## WHAT THIS TASK INVOLVES
Omit all images. Transcribe the rest of the material below exactly.

## SOURCE MATERIAL
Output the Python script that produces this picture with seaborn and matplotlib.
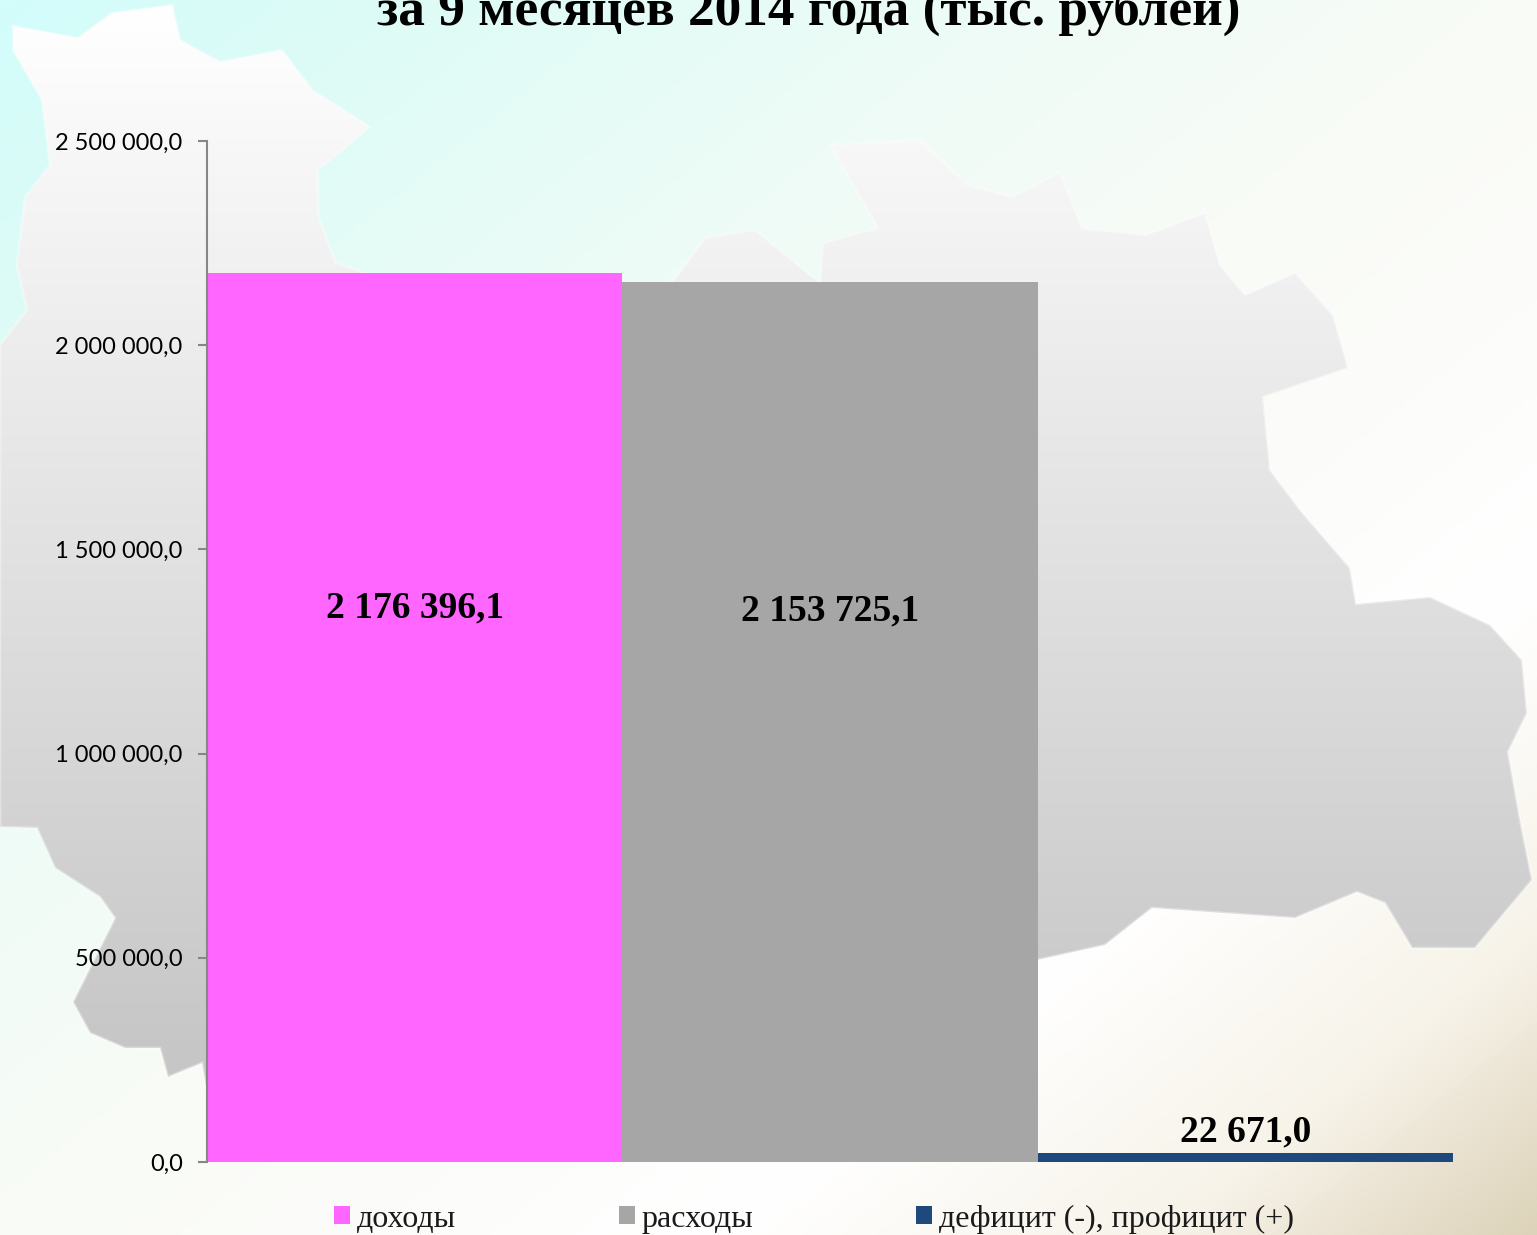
# Budget chart: income, expenses, deficit/surplus for 9 months of 2014
import numpy as np
import pandas as pd
import matplotlib
matplotlib.use("Agg")
import matplotlib.pyplot as plt
from matplotlib.colors import LinearSegmentedColormap
from matplotlib.patches import Polygon
import seaborn as sns

# ================================
# Data
# ================================
categories = ["доходы", "расходы", "дефицит (-), профицит (+)"]
values = [2176396.1, 2153725.1, 22671.0]
bar_colors = ["#FF66FF", "#A6A6A6", "#1F497D"]
y_ticks = [0, 500000, 1000000, 1500000, 2000000, 2500000]
title = "за 9 месяцев 2014 года (тыс. рублей)"

W, H = 1537, 1235

# decorative region outline behind the chart, in picture pixels
map_outline = [
    (13, 26), (78, 38), (112, 13), (172, 5), (180, 40), (220, 62), (282, 50),
    (312, 90), (370, 127), (318, 170), (318, 215), (335, 262), (370, 275),
    (660, 300), (678, 275), (705, 238), (755, 230), (820, 283), (823, 243),
    (878, 228), (830, 145), (920, 140), (968, 185), (1012, 197), (1060, 172),
    (1082, 228), (1145, 235), (1205, 213), (1220, 265), (1245, 295),
    (1295, 273), (1333, 315), (1348, 368), (1263, 397), (1270, 470),
    (1300, 510), (1350, 568), (1356, 604), (1430, 597), (1490, 625),
    (1522, 660), (1527, 713), (1508, 752), (1520, 820), (1532, 880),
    (1475, 948), (1412, 948), (1385, 903), (1357, 892), (1295, 918),
    (1152, 908), (1105, 945), (1037, 960), (600, 1000), (207, 1092),
    (202, 1063), (168, 1077), (160, 1048), (125, 1048), (90, 1033), (73, 1002),
    (115, 918), (100, 897), (55, 868), (37, 828), (0, 827), (0, 345), (27, 310),
    (17, 265), (25, 197), (50, 165), (42, 100), (13, 50),
]

sns.set_theme(style="white")
fig = plt.figure(figsize=(W / 100, H / 100), dpi=100)

# ================================
# Background
# ================================
bg = fig.add_axes([0, 0, 1, 1], zorder=0)
bg.set_xlim(0, W)
bg.set_ylim(H, 0)
bg.axis("off")

xx, yy = np.meshgrid(np.linspace(0, 1, 400), np.linspace(0, 1, 400))
bg_cmap = LinearSegmentedColormap.from_list("bg", [
    (0.0, "#D2FDFB"), (0.12, "#DDFBF6"), (0.34, "#EFFCF6"), (0.5, "#F9FBF6"),
    (0.74, "#FFFFFF"), (0.88, "#F7F3E9"), (1.0, "#DDD3BA"),
])
bg.imshow((xx + yy) / 2, cmap=bg_cmap, vmin=0, vmax=1, extent=(0, W, H, 0),
          aspect="auto", zorder=0)

map_cmap = LinearSegmentedColormap.from_list("map", ["#FEFEFE", "#C6C6C6"])
map_img = bg.imshow(yy, cmap=map_cmap, vmin=0.02, vmax=0.86, extent=(0, W, H, 0),
                    aspect="auto", zorder=1)
map_clip = Polygon(map_outline, closed=True, transform=bg.transData)
map_img.set_clip_path(map_clip)
bg.add_patch(Polygon(map_outline, closed=True, fill=False, edgecolor="white",
                     alpha=0.35, lw=2, zorder=2))

# ================================
# Chart
# ================================
ax = fig.add_axes([207 / W, (H - 1162) / H, (1453 - 207) / W, (1162 - 141) / H], zorder=1)
ax.patch.set_alpha(0)

df = pd.DataFrame({"category": categories, "value": values})
sns.barplot(data=df, x="category", y="value", hue="category",
            palette=dict(zip(categories, bar_colors)), hue_order=categories,
            width=1, dodge=False, saturation=1, legend=True, linewidth=0, ax=ax)

ax.set_xlim(-0.5, 2.5)
ax.set_ylim(0, 2500000)
ax.set_xlabel("")
ax.set_ylabel("")
ax.set_xticks([])
ax.set_yticks(y_ticks)
ax.set_yticklabels([f"{v:,.1f}".replace(",", " ").replace(".", ",") for v in y_ticks],
                   family="Lato", fontsize=17, color="black")
ax.tick_params(axis="y", left=True, length=6.5, width=1.5, color="#868686", pad=11)

sns.despine(ax=ax, bottom=True)
ax.spines["left"].set_color("#868686")
ax.spines["left"].set_linewidth(1.5)

# value labels
for i, v in enumerate(values):
    label = f"{v:,.1f}".replace(",", " ").replace(".", ",")
    if v > 100000:
        # labels sit a little above the middle of the tall bars
        ax.text(i, v * (0.6235 if i == 0 else 0.627), label, ha="center", va="center",
                family="Liberation Serif", fontweight="bold", fontsize=27, color="black")
    else:
        ax.annotate(label, (i, v), xytext=(0, 2), textcoords="offset points", ha="center",
                    va="bottom", family="Liberation Serif", fontweight="bold",
                    fontsize=27, color="black")

# legend under the plot
handles, labels = ax.get_legend_handles_labels()
ax.get_legend().remove()
fig.legend(handles, labels, ncol=3, loc="center left",
           bbox_to_anchor=(305 / W, (H - 1219) / H), frameon=False,
           prop={"family": "Liberation Serif", "size": 23},
           handlelength=0.5, handleheight=0.5, handletextpad=0.22,
           columnspacing=5.1, labelcolor="#1a1a1a")

# title runs off the top edge, as in the original slide
fig.text(809 / W, (H - 11) / H, title, ha="center", va="center",
         family="Liberation Serif", fontweight="bold", fontsize=38.3, color="black")

fig.savefig("out.png", dpi=100)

## OUTPUT FOR THIS TASK
Output the Python script that produces this picture with seaborn and matplotlib.
# Budget chart: income, expenses, deficit/surplus for 9 months of 2014
import numpy as np
import pandas as pd
import matplotlib
matplotlib.use("Agg")
import matplotlib.pyplot as plt
from matplotlib.colors import LinearSegmentedColormap
from matplotlib.patches import Polygon
import seaborn as sns

# ================================
# Data
# ================================
categories = ["доходы", "расходы", "дефицит (-), профицит (+)"]
values = [2176396.1, 2153725.1, 22671.0]
bar_colors = ["#FF66FF", "#A6A6A6", "#1F497D"]
y_ticks = [0, 500000, 1000000, 1500000, 2000000, 2500000]
title = "за 9 месяцев 2014 года (тыс. рублей)"

W, H = 1537, 1235

# decorative region outline behind the chart, in picture pixels
map_outline = [
    (13, 26), (78, 38), (112, 13), (172, 5), (180, 40), (220, 62), (282, 50),
    (312, 90), (370, 127), (318, 170), (318, 215), (335, 262), (370, 275),
    (660, 300), (678, 275), (705, 238), (755, 230), (820, 283), (823, 243),
    (878, 228), (830, 145), (920, 140), (968, 185), (1012, 197), (1060, 172),
    (1082, 228), (1145, 235), (1205, 213), (1220, 265), (1245, 295),
    (1295, 273), (1333, 315), (1348, 368), (1263, 397), (1270, 470),
    (1300, 510), (1350, 568), (1356, 604), (1430, 597), (1490, 625),
    (1522, 660), (1527, 713), (1508, 752), (1520, 820), (1532, 880),
    (1475, 948), (1412, 948), (1385, 903), (1357, 892), (1295, 918),
    (1152, 908), (1105, 945), (1037, 960), (600, 1000), (207, 1092),
    (202, 1063), (168, 1077), (160, 1048), (125, 1048), (90, 1033), (73, 1002),
    (115, 918), (100, 897), (55, 868), (37, 828), (0, 827), (0, 345), (27, 310),
    (17, 265), (25, 197), (50, 165), (42, 100), (13, 50),
]

sns.set_theme(style="white")
fig = plt.figure(figsize=(W / 100, H / 100), dpi=100)

# ================================
# Background
# ================================
bg = fig.add_axes([0, 0, 1, 1], zorder=0)
bg.set_xlim(0, W)
bg.set_ylim(H, 0)
bg.axis("off")

xx, yy = np.meshgrid(np.linspace(0, 1, 400), np.linspace(0, 1, 400))
bg_cmap = LinearSegmentedColormap.from_list("bg", [
    (0.0, "#D2FDFB"), (0.12, "#DDFBF6"), (0.34, "#EFFCF6"), (0.5, "#F9FBF6"),
    (0.74, "#FFFFFF"), (0.88, "#F7F3E9"), (1.0, "#DDD3BA"),
])
bg.imshow((xx + yy) / 2, cmap=bg_cmap, vmin=0, vmax=1, extent=(0, W, H, 0),
          aspect="auto", zorder=0)

map_cmap = LinearSegmentedColormap.from_list("map", ["#FEFEFE", "#C6C6C6"])
map_img = bg.imshow(yy, cmap=map_cmap, vmin=0.02, vmax=0.86, extent=(0, W, H, 0),
                    aspect="auto", zorder=1)
map_clip = Polygon(map_outline, closed=True, transform=bg.transData)
map_img.set_clip_path(map_clip)
bg.add_patch(Polygon(map_outline, closed=True, fill=False, edgecolor="white",
                     alpha=0.35, lw=2, zorder=2))

# ================================
# Chart
# ================================
ax = fig.add_axes([207 / W, (H - 1162) / H, (1453 - 207) / W, (1162 - 141) / H], zorder=1)
ax.patch.set_alpha(0)

df = pd.DataFrame({"category": categories, "value": values})
sns.barplot(data=df, x="category", y="value", hue="category",
            palette=dict(zip(categories, bar_colors)), hue_order=categories,
            width=1, dodge=False, saturation=1, legend=True, linewidth=0, ax=ax)

ax.set_xlim(-0.5, 2.5)
ax.set_ylim(0, 2500000)
ax.set_xlabel("")
ax.set_ylabel("")
ax.set_xticks([])
ax.set_yticks(y_ticks)
ax.set_yticklabels([f"{v:,.1f}".replace(",", " ").replace(".", ",") for v in y_ticks],
                   family="Lato", fontsize=17, color="black")
ax.tick_params(axis="y", left=True, length=6.5, width=1.5, color="#868686", pad=11)

sns.despine(ax=ax, bottom=True)
ax.spines["left"].set_color("#868686")
ax.spines["left"].set_linewidth(1.5)

# value labels
for i, v in enumerate(values):
    label = f"{v:,.1f}".replace(",", " ").replace(".", ",")
    if v > 100000:
        # labels sit a little above the middle of the tall bars
        ax.text(i, v * (0.6235 if i == 0 else 0.627), label, ha="center", va="center",
                family="Liberation Serif", fontweight="bold", fontsize=27, color="black")
    else:
        ax.annotate(label, (i, v), xytext=(0, 2), textcoords="offset points", ha="center",
                    va="bottom", family="Liberation Serif", fontweight="bold",
                    fontsize=27, color="black")

# legend under the plot
handles, labels = ax.get_legend_handles_labels()
ax.get_legend().remove()
fig.legend(handles, labels, ncol=3, loc="center left",
           bbox_to_anchor=(305 / W, (H - 1219) / H), frameon=False,
           prop={"family": "Liberation Serif", "size": 23},
           handlelength=0.5, handleheight=0.5, handletextpad=0.22,
           columnspacing=5.1, labelcolor="#1a1a1a")

# title runs off the top edge, as in the original slide
fig.text(809 / W, (H - 11) / H, title, ha="center", va="center",
         family="Liberation Serif", fontweight="bold", fontsize=38.3, color="black")

fig.savefig("out.png", dpi=100)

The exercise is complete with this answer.